Entries with chart source code
---*---
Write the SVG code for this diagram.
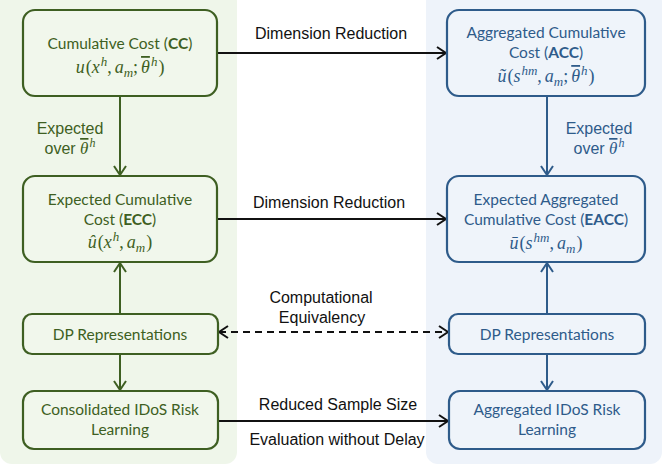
<svg xmlns="http://www.w3.org/2000/svg" width="664" height="465" viewBox="0 0 664 465">
<defs>
<style>
.gpanel{fill:#eff6ea}
.bpanel{fill:#eef3fa}
.gnode{fill:#f1f7ec;stroke:#3e5f22;stroke-width:2.2}
.bnode{fill:#eff4fa;stroke:#2e5b8a;stroke-width:2.2}
.gt{fill:#3e5f22;font-family:Lato,"Open Sans",sans-serif;font-size:15.5px;text-anchor:middle}
.bt{fill:#2e5b8a;font-family:Lato,"Open Sans",sans-serif;font-size:15.5px;text-anchor:middle}
.gm{fill:#3e5f22;font-family:"Liberation Serif",serif;font-style:italic;font-size:18px;text-anchor:middle}
.bm{fill:#2e5b8a;font-family:"Liberation Serif",serif;font-style:italic;font-size:18px;text-anchor:middle}
.up{font-style:normal}
.sp{font-size:13px}
.th{font-family:"Liberation Serif",serif;font-style:italic;text-decoration:overline}
.el{fill:#111;font-family:"Liberation Sans",Arial,sans-serif;font-size:16px;text-anchor:middle}
.gl{fill:#3e5f22;font-family:"Liberation Sans",Arial,sans-serif;font-size:16px;text-anchor:middle}
.bl{fill:#2e5b8a;font-family:"Liberation Sans",Arial,sans-serif;font-size:16px;text-anchor:middle}
.c{fill:none;stroke:#111;stroke-width:2}
.cg{fill:none;stroke:#3e5f22;stroke-width:2}
.cb{fill:none;stroke:#2e5b8a;stroke-width:2}
</style>
<marker id="ak" markerWidth="14" markerHeight="14" refX="11" refY="7" orient="auto-start-reverse" markerUnits="userSpaceOnUse"><path d="M2,1 L11,7 L2,13" fill="none" stroke="#111" stroke-width="2"/></marker>
<marker id="ag" markerWidth="14" markerHeight="14" refX="11" refY="7" orient="auto" markerUnits="userSpaceOnUse"><path d="M2,1 L11,7 L2,13" fill="none" stroke="#3e5f22" stroke-width="2"/></marker>
<marker id="ab" markerWidth="14" markerHeight="14" refX="11" refY="7" orient="auto" markerUnits="userSpaceOnUse"><path d="M2,1 L11,7 L2,13" fill="none" stroke="#2e5b8a" stroke-width="2"/></marker>
</defs>
<g id="panels">
<rect class="gpanel" x="0" y="-10" width="237" height="474" rx="12"/>
<rect class="bpanel" x="426" y="-10" width="236" height="474" rx="12"/>
</g>
<g id="connectors">
<line class="cg" x1="120" y1="96" x2="120" y2="175" marker-end="url(#ag)"/>
<line class="cg" x1="120" y1="314" x2="120" y2="263" marker-end="url(#ag)"/>
<line class="cg" x1="120" y1="354" x2="120" y2="390" marker-end="url(#ag)"/>
<line class="cb" x1="547" y1="96" x2="547" y2="175" marker-end="url(#ab)"/>
<line class="cb" x1="547" y1="314" x2="547" y2="263" marker-end="url(#ab)"/>
<line class="cb" x1="547" y1="354" x2="547" y2="390" marker-end="url(#ab)"/>
<line class="c" x1="217" y1="53" x2="446" y2="53" marker-end="url(#ak)"/>
<line class="c" x1="217" y1="219" x2="446" y2="219" marker-end="url(#ak)"/>
<line class="c" x1="219" y1="332" x2="448" y2="332" stroke-dasharray="7,5" marker-start="url(#ak)" marker-end="url(#ak)"/>
<line class="c" x1="218" y1="421" x2="448" y2="421" marker-end="url(#ak)"/>
<text class="el" x="331" y="39">Dimension Reduction</text>
<text class="el" x="329" y="208">Dimension Reduction</text>
<text class="el" x="321" y="303">Computational</text>
<text class="el" x="322" y="323">Equivalency</text>
<text class="el" x="338" y="410">Reduced Sample Size</text>
<text class="el" x="337" y="445">Evaluation without Delay</text>
<text class="gl" x="70" y="134">Expected</text>
<text class="gl" x="70" y="154">over <tspan class="th" font-size="17">θ</tspan><tspan font-family="Liberation Serif" font-style="italic" font-size="12" dx="1" dy="-7">h</tspan></text>
<text class="bl" x="599" y="134">Expected</text>
<text class="bl" x="599" y="154">over <tspan class="th" font-size="17">θ</tspan><tspan font-family="Liberation Serif" font-style="italic" font-size="12" dx="1" dy="-7">h</tspan></text>
</g>
<g id="cc">
<rect class="gnode" x="23" y="10" width="194" height="86" rx="12"/>
<text class="gt" x="120" y="49">Cumulative Cost (<tspan font-weight="bold">CC</tspan>)</text>
<text class="gm" x="120" y="73">u<tspan class="up" dx="1">(</tspan>x<tspan class="sp" dx="1" dy="-7">h</tspan><tspan class="up" dy="7">,</tspan><tspan dx="3">a</tspan><tspan class="sp" dy="4">m</tspan><tspan class="up" dy="-4">;</tspan><tspan class="th" dx="3">θ</tspan><tspan class="sp" dx="1" dy="-7">h</tspan><tspan class="up" dx="1" dy="7">)</tspan></text>
</g>
<g id="ecc">
<rect class="gnode" x="23" y="176" width="194" height="86" rx="12"/>
<text class="gt" x="120" y="205">Expected Cumulative</text>
<text class="gt" x="120" y="225">Cost (<tspan font-weight="bold">ECC</tspan>)</text>
<text class="gm" x="120" y="248">û<tspan class="up" dx="1">(</tspan>x<tspan class="sp" dx="1" dy="-7">h</tspan><tspan class="up" dy="7">,</tspan><tspan dx="3">a</tspan><tspan class="sp" dy="4">m</tspan><tspan class="up" dx="1" dy="-4">)</tspan></text>
</g>
<g id="dp-green">
<rect class="gnode" x="23" y="314" width="195" height="40" rx="9"/>
<text class="gt" x="120" y="340">DP Representations</text>
</g>
<g id="consolidated">
<rect class="gnode" x="23" y="391" width="195" height="58" rx="11"/>
<text class="gt" x="120" y="415">Consolidated IDoS Risk</text>
<text class="gt" x="120" y="435">Learning</text>
</g>
<g id="acc">
<rect class="bnode" x="447" y="10" width="198" height="86" rx="12"/>
<text class="bt" x="546" y="38">Aggregated Cumulative</text>
<text class="bt" x="546" y="58">Cost (<tspan font-weight="bold">ACC</tspan>)</text>
<text class="bm" x="546" y="82">ũ<tspan class="up" dx="1">(</tspan>s<tspan class="sp" dx="1" dy="-7">hm</tspan><tspan class="up" dy="7">,</tspan><tspan dx="3">a</tspan><tspan class="sp" dy="4">m</tspan><tspan class="up" dy="-4">;</tspan><tspan class="th" dx="3">θ</tspan><tspan class="sp" dx="1" dy="-7">h</tspan><tspan class="up" dx="1" dy="7">)</tspan></text>
</g>
<g id="eacc">
<rect class="bnode" x="447" y="176" width="198" height="86" rx="12"/>
<text class="bt" x="546" y="205">Expected Aggregated</text>
<text class="bt" x="546" y="225">Cumulative Cost (<tspan font-weight="bold">EACC</tspan>)</text>
<text class="bm" x="546" y="249">ū<tspan class="up" dx="1">(</tspan>s<tspan class="sp" dx="1" dy="-7">hm</tspan><tspan class="up" dy="7">,</tspan><tspan dx="3">a</tspan><tspan class="sp" dy="4">m</tspan><tspan class="up" dx="1" dy="-4">)</tspan></text>
</g>
<g id="dp-blue">
<rect class="bnode" x="449" y="314" width="196" height="40" rx="9"/>
<text class="bt" x="547" y="340">DP Representations</text>
</g>
<g id="aggregated">
<rect class="bnode" x="449" y="391" width="196" height="58" rx="11"/>
<text class="bt" x="547" y="415">Aggregated IDoS Risk</text>
<text class="bt" x="547" y="435">Learning</text>
</g>
</svg>
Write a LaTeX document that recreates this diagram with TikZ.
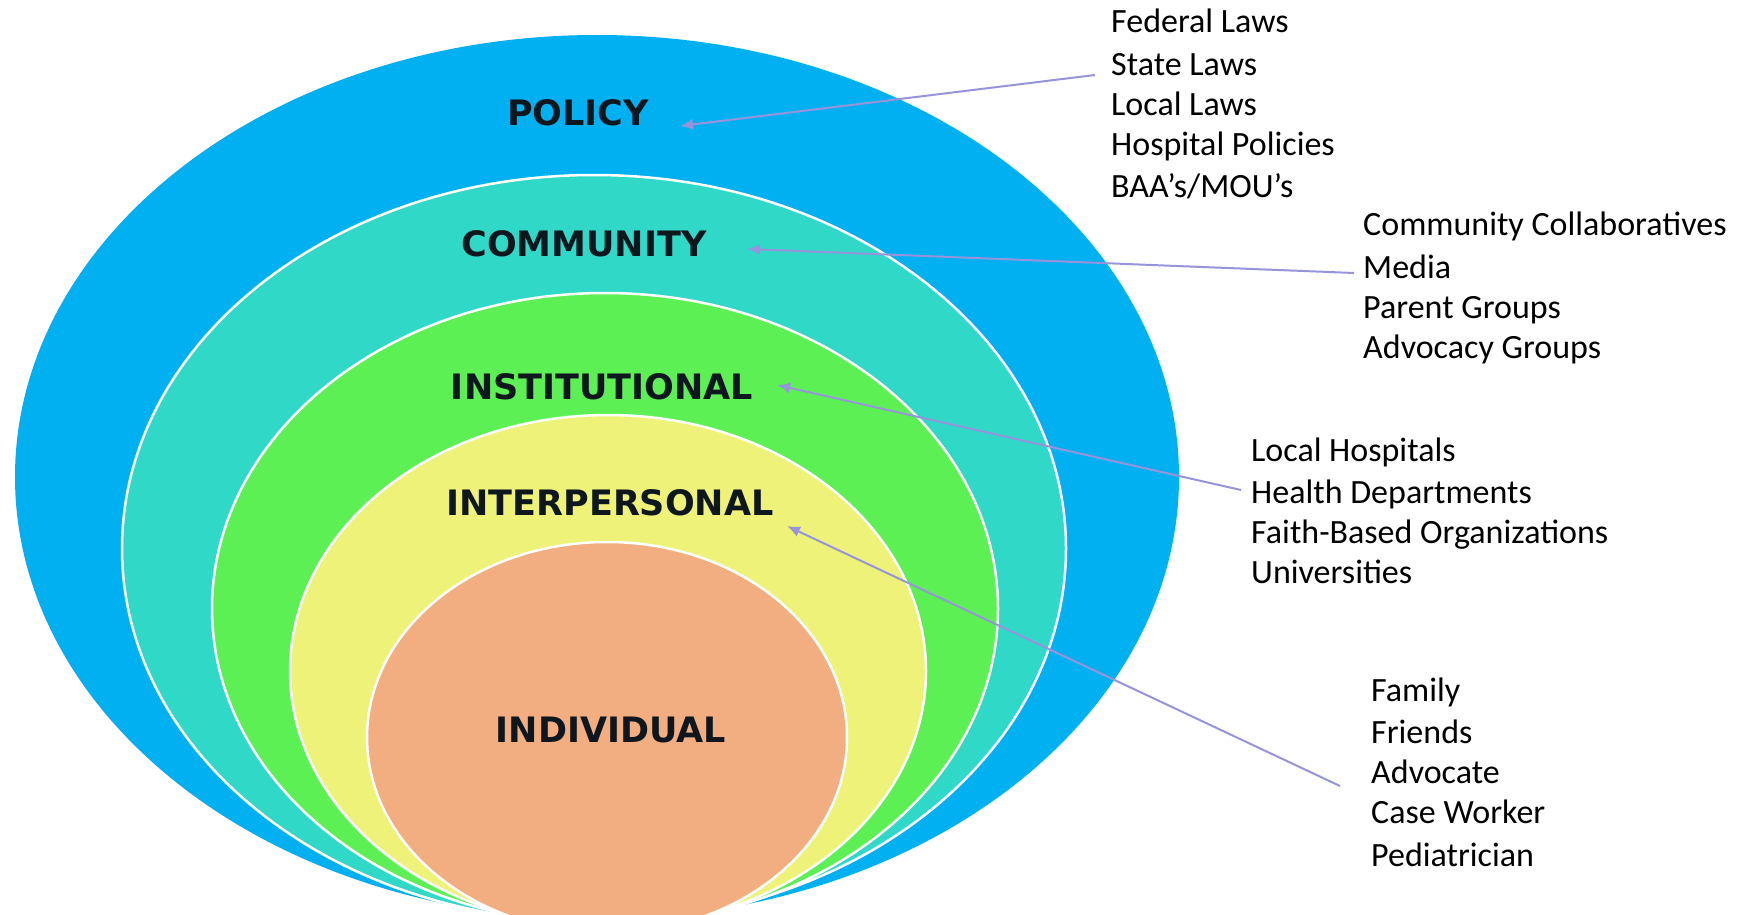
\documentclass[tikz,border=0pt]{standalone}
\usepackage{fontspec}
\setmainfont{Carlito}
\newfontfamily\lblfont{DejaVu Sans}
\usetikzlibrary{arrows.meta}
\definecolor{cblue}{RGB}{0,176,240}
\definecolor{cteal}{RGB}{48,216,200}
\definecolor{cgreen}{RGB}{92,240,84}
\definecolor{cyellow}{RGB}{238,242,120}
\definecolor{corange}{RGB}{242,174,128}
\definecolor{carrow}{RGB}{152,148,220}
\definecolor{clbl}{RGB}{14,22,30}
\tikzset{
  ring/.style={draw=white, line width=2.5pt},
  lvl/.style={font=\lblfont\bfseries\fontsize{35}{40}\selectfont, text=clbl, inner sep=0pt},
  item/.style={font=\fontsize{34}{40}\selectfont, anchor=base west, inner sep=0pt},
  conn/.style={carrow, line width=2pt, -{Latex[length=13pt,width=11pt]}}
}
\begin{document}
\begin{tikzpicture}[x=1pt,y=-1pt]
\useasboundingbox (0,0) rectangle (1737,915);
\fill[white] (0,0) rectangle (1737,915);
% nested ellipses
\fill[cblue] (597,477) ellipse [x radius=582, y radius=442];
\filldraw[fill=cteal, ring] (594,548.5) ellipse [x radius=472, y radius=373.5];
\filldraw[fill=cgreen, ring] (605,608.6) ellipse [x radius=393, y radius=315.6];
\filldraw[fill=cyellow, ring] (608,671) ellipse [x radius=318, y radius=256];
\filldraw[fill=corange, ring] (607,737.5) ellipse [x radius=240, y radius=195.5];
% level labels
\node[lvl] (policy) at (578,113) {POLICY};
\node[lvl] (community) at (584,244) {COMMUNITY};
\node[lvl] (institutional) at (602,387) {INSTITUTIONAL};
\node[lvl] (interpersonal) at (610,503) {INTERPERSONAL};
\node[lvl] (individual) at (611,730) {INDIVIDUAL};
% lists
\node[item] (a1) at (1111,33) {Federal Laws};
\node[item] (a2) at (1111,76) {State Laws};
\node[item] (a3) at (1111,116) {Local Laws};
\node[item] (a4) at (1111,156) {Hospital Policies};
\node[item] (a5) at (1111,197) {BAA’s/MOU’s};
\node[item] (b1) at (1363,235) {Community Collaboratives};
\node[item] (b2) at (1363,278) {Media};
\node[item] (b3) at (1363,318) {Parent Groups};
\node[item] (b4) at (1363,358) {Advocacy Groups};
\node[item] (c1) at (1251,461) {Local Hospitals};
\node[item] (c2) at (1251,503) {Health Departments};
\node[item] (c3) at (1251,543) {Faith-Based Organizations};
\node[item] (c4) at (1251,583) {Universities};
\node[item] (d1) at (1371,701) {Family};
\node[item] (d2) at (1371,743) {Friends};
\node[item] (d3) at (1371,783) {Advocate};
\node[item] (d4) at (1371,823) {Case Worker};
\node[item] (d5) at (1371,866) {Pediatrician};
% connector ends
\coordinate (s1) at (1095,75);
\coordinate (t1) at (680,126);
\coordinate (s2) at (1354,273);
\coordinate (t2) at (747,249);
\coordinate (s3) at (1241,490);
\coordinate (t3) at (777,385);
\coordinate (s4) at (1340,786);
\coordinate (t4) at (787,526);
\draw[conn] (s1) -- (t1);
\draw[conn] (s2) -- (t2);
\draw[conn] (s3) -- (t3);
\draw[conn] (s4) -- (t4);
\end{tikzpicture}
\end{document}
---*---
What to work on: Check each line above for "Write" and return the ones that have it.

Correct answer:
Write the SVG code for this diagram.
Write a LaTeX document that recreates this diagram with TikZ.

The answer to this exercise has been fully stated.